If you read the NASA page, they explicitly cite GHCNd, a raw surface temperature and precipitation dataset that goes back quite far. There's many other similar datasets you can find if you're willing to look.
Check out the readme for the csv format description, and /by-year for the raw rows:
are you sure you linked what you think you linked?
[0] /by-station and then unclutched my scroll wheel and spun it for arbitrary amount of time, re-engaged clutch and clicked what was under the cursor. repeated 3 more times. i did a fifth, where the one i was looking at was identical to the fourth one, but had a 1 in the least significant portion of the station ID instead of a 4, in case it was like, "4" is precip, "1" is temps, and i happened to click "4" 4 times in a row.
If i promise you punch and pie, you'd be pretty upset if it wasn't.
What exact raw data would you want? I am sure ChatGPT can throw together some python that will download the relevant data.
This[1] paper goes into some detail on how the digital records were constructed from the log books, card decks and such. This[2] paper deals with an update of those digital records, including new digitization efforts. You can download the raw digital data from ICOADS here[3].
[1]: https://doi.org/10.1175/1520-0477(1987)068%3C1239:ACOADS%3E2... A Comprehensive Ocean-Atmosphere Data Set (available on the hub of science)

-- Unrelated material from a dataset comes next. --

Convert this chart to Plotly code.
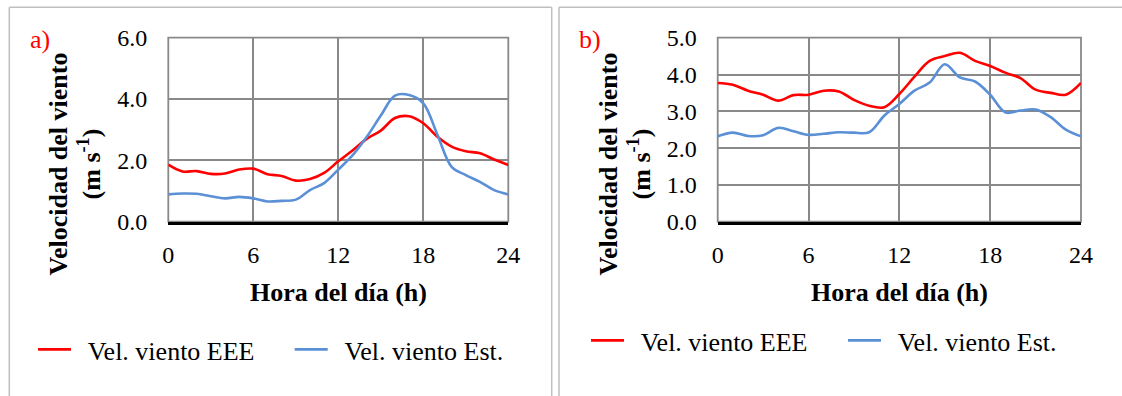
import plotly.graph_objects as go

# ---- data ----
hours = list(range(25))
eee_a = [1.86, 1.64, 1.65, 1.56, 1.57, 1.70, 1.73, 1.55, 1.49, 1.34, 1.39, 1.59, 1.97,
         2.32, 2.70, 2.97, 3.38, 3.44, 3.21, 2.77, 2.45, 2.30, 2.23, 2.03, 1.85]
est_a = [0.89, 0.92, 0.91, 0.83, 0.76, 0.81, 0.76, 0.66, 0.68, 0.72, 1.03, 1.26, 1.70,
         2.16, 2.76, 3.46, 4.11, 4.13, 3.86, 2.83, 1.79, 1.52, 1.30, 1.03, 0.89]
eee_b = [3.77, 3.72, 3.56, 3.45, 3.29, 3.44, 3.45, 3.56, 3.54, 3.31, 3.15, 3.11, 3.47,
         3.94, 4.37, 4.50, 4.59, 4.37, 4.23, 4.05, 3.90, 3.59, 3.50, 3.45, 3.77]
est_b = [2.32, 2.42, 2.33, 2.35, 2.55, 2.46, 2.36, 2.39, 2.43, 2.42, 2.43, 2.88, 3.20,
         3.56, 3.78, 4.28, 3.92, 3.81, 3.45, 2.97, 3.02, 3.05, 2.84, 2.50, 2.32]
x_ticks = [0, 6, 12, 18, 24]
name_eee = "Vel. viento EEE"
name_est = "Vel. viento Est."
panel_labels = ["a)", "b)"]
x_title = "Hora del día (h)"
y_title = "<b>Velocidad del viento<br>(m s<sup>-1</sup>)</b>"

W, H = 1122, 396
RED = "#FF0000"
BLUE = "#5B8FD6"
GRID = "#898989"
FONT = "Liberation Serif"


def px(x):
    return x / W


def py(y):
    return 1 - y / H


fig = go.Figure()
pad = "\u00a0\u2009"
for (eee, est, xa, ya, leg) in [(eee_a, est_a, "x", "y", "legend"),
                                (eee_b, est_b, "x2", "y2", "legend2")]:
    fig.add_trace(go.Scatter(x=hours, y=eee, mode="lines", name=pad + name_eee,
                             line=dict(color=RED, width=2.6, shape="spline", smoothing=1.0),
                             xaxis=xa, yaxis=ya, legend=leg))
    fig.add_trace(go.Scatter(x=hours, y=est, mode="lines", name=pad + name_est,
                             line=dict(color=BLUE, width=2.6, shape="spline", smoothing=1.0),
                             xaxis=xa, yaxis=ya, legend=leg))

top_px, bot_px = 37.7, 221.7
ydom = [py(bot_px), py(top_px)]
xdom_a = [px(168.3), px(508.3)]
xdom_b = [px(717.7), px(1081.0)]

xcommon = dict(range=[0, 24], tickvals=x_ticks, showgrid=True, gridcolor=GRID, gridwidth=1.8,
               zeroline=False, showline=True, linecolor="black", linewidth=2.6, mirror=False,
               ticks="", ticklabelstandoff=10, automargin=False,
               tickfont=dict(family=FONT, size=24, color="black"), fixedrange=True)
ycommon = dict(showgrid=True, gridcolor=GRID, gridwidth=1.8, zeroline=False, showline=False,
               ticks="", ticklabelstandoff=20, tickformat=".1f", automargin=False,
               tickfont=dict(family=FONT, size=24, color="black"), fixedrange=True)

fig.update_layout(
    width=W, height=H, margin=dict(l=0, r=0, t=0, b=0, autoexpand=False),
    paper_bgcolor="white", plot_bgcolor="white",
    font=dict(family=FONT, color="black"),
    xaxis=dict(domain=xdom_a, anchor="y", **xcommon),
    yaxis=dict(domain=ydom, anchor="x", range=[0, 6], dtick=2, **ycommon),
    xaxis2=dict(domain=xdom_b, anchor="y2", **xcommon),
    yaxis2=dict(domain=ydom, anchor="x2", range=[0, 5], dtick=1, **ycommon),
    legend=dict(orientation="h", x=px(33), xanchor="left", y=py(326), yanchor="top",
                font=dict(family=FONT, size=26, color="black"), itemwidth=33,
                entrywidth=208.7, bgcolor="rgba(0,0,0,0)", borderwidth=0),
    legend2=dict(orientation="h", x=px(586), xanchor="left", y=py(317), yanchor="top",
                 font=dict(family=FONT, size=26, color="black"), itemwidth=33,
                 entrywidth=209, bgcolor="rgba(0,0,0,0)", borderwidth=0),
)

shapes = []
# plot-area frames (grey)
for xr, yr in [("x domain", "y domain"), ("x2 domain", "y2 domain")]:
    shapes.append(dict(type="rect", xref=xr, yref=yr, x0=0, x1=1, y0=0, y1=1,
                       line=dict(color=GRID, width=1.8), layer="below"))
# outer panel borders
BORDER = "#BFBFBF"
shapes += [
    dict(type="line", xref="paper", yref="paper", x0=px(9.3), x1=px(551.7), y0=py(7.3), y1=py(7.3),
         line=dict(color=BORDER, width=1.5)),
    dict(type="line", xref="paper", yref="paper", x0=px(9.3), x1=px(9.3), y0=py(7.3), y1=0,
         line=dict(color=BORDER, width=1.5)),
    dict(type="line", xref="paper", yref="paper", x0=px(551.7), x1=px(551.7), y0=py(7.3), y1=0,
         line=dict(color=BORDER, width=1.5)),
    dict(type="line", xref="paper", yref="paper", x0=px(559), x1=1, y0=py(7.3), y1=py(7.3),
         line=dict(color=BORDER, width=1.5)),
    dict(type="line", xref="paper", yref="paper", x0=px(559), x1=px(559), y0=py(7.3), y1=0,
         line=dict(color=BORDER, width=1.5)),
]
fig.update_layout(shapes=shapes)

ann = []
for lab, lx, xt, yt in [(panel_labels[0], 40, 338.3, 74.5), (panel_labels[1], 589.5, 899.3, 624.5)]:
    ann.append(dict(text=lab, x=px(lx), y=py(39.5), xref="paper", yref="paper",
                    xanchor="center", yanchor="middle", showarrow=False,
                    font=dict(family=FONT, size=26, color=RED)))
    ann.append(dict(text="<b>" + x_title + "</b>", x=px(xt), y=py(292), xref="paper", yref="paper",
                    xanchor="center", yanchor="middle", showarrow=False,
                    font=dict(family=FONT, size=26, color="black")))
    ann.append(dict(text=y_title, x=px(yt), y=py(164), xref="paper", yref="paper",
                    xanchor="center", yanchor="middle", showarrow=False, textangle=-90,
                    font=dict(family=FONT, size=26, color="black")))
fig.update_layout(annotations=ann)

post = (
    "document.documentElement.style.overflow='hidden';"
    "document.body.style.margin='0';document.body.style.overflow='hidden';"
    "var gd=document.getElementById('{plot_id}');"
    "gd.style.position='absolute';gd.style.left='0px';gd.style.top='0px';"
)
fig.write_html("out.html", config={"displayModeBar": False}, post_script=post)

[2]: https://doi.org/10.1002/joc.4775 ICOADS Release 3.0: a major update to the historical marine climate record (open access)
[3]: https://www.ncei.noaa.gov/data/international-comprehensive-o...
Would you like more, or do you plan on analyzing the first few petabytes first?
Even after it’s digitized, more noise is introduced through recording errors and normalization.
To understand the original distribution, the entire workflow needs to have been recorded
> we have to make things more expensive, raise taxes, and restrict freedoms to fix it
Aha, right on cue the mask slips off. Desperately trying to justify your own selfishness in the name of "freedom".
MMTS locations are so close to heat sources and heat sinks, at least in the US, that any sort of debiasing appears to be a "guess."
statistically. 96% of them. thankfully NWS/NOAA/NASA/etc have started deploying wireless sensors, but unless they admonish the volunteers for placing their (NWS/NOAA/etc) dumb MMTS designs so close to heat sinks and sources, as if it was their fault, demanding that volunteers move the sensors to a location 20 meters from said sinks and sources...
you're just gunna have and continue to have decades of literally unusable data. But hey, hottest year on record!
I am not mad at volunteers. it isn't their fault the MMTS devices only came with 10 meters or whatever of cabling for the indoor-outdoor data. I would, however, like to see the rationale and meeting notes and design documents (and the reasoning and arguments thereof) for the MMTS; explicitly for use tracking climate trends.
anecdote: i have multi channel humidity and temp sensors that log to SD card. they have been logging for a long time. My outdoor sensors, as well as our cars, etc, show that our location is always 7F cooler than the nearby metro (20 miles) during the warm months. If we used my temperature data, i'd believe the trends. if we use the temperature data from the sensors they use at the airport, it's going to show warming - and i submit you can't de-bias that using the methods used for the IPCC and other reports. and when i say 7F cooler here than there, i mean on the thermometers on our cars (and multimeters, or even a liquid-in-glass carried around!). I also mean my location is consistently cooler than the forecast temperatures for the city.
i understand weather is not climate.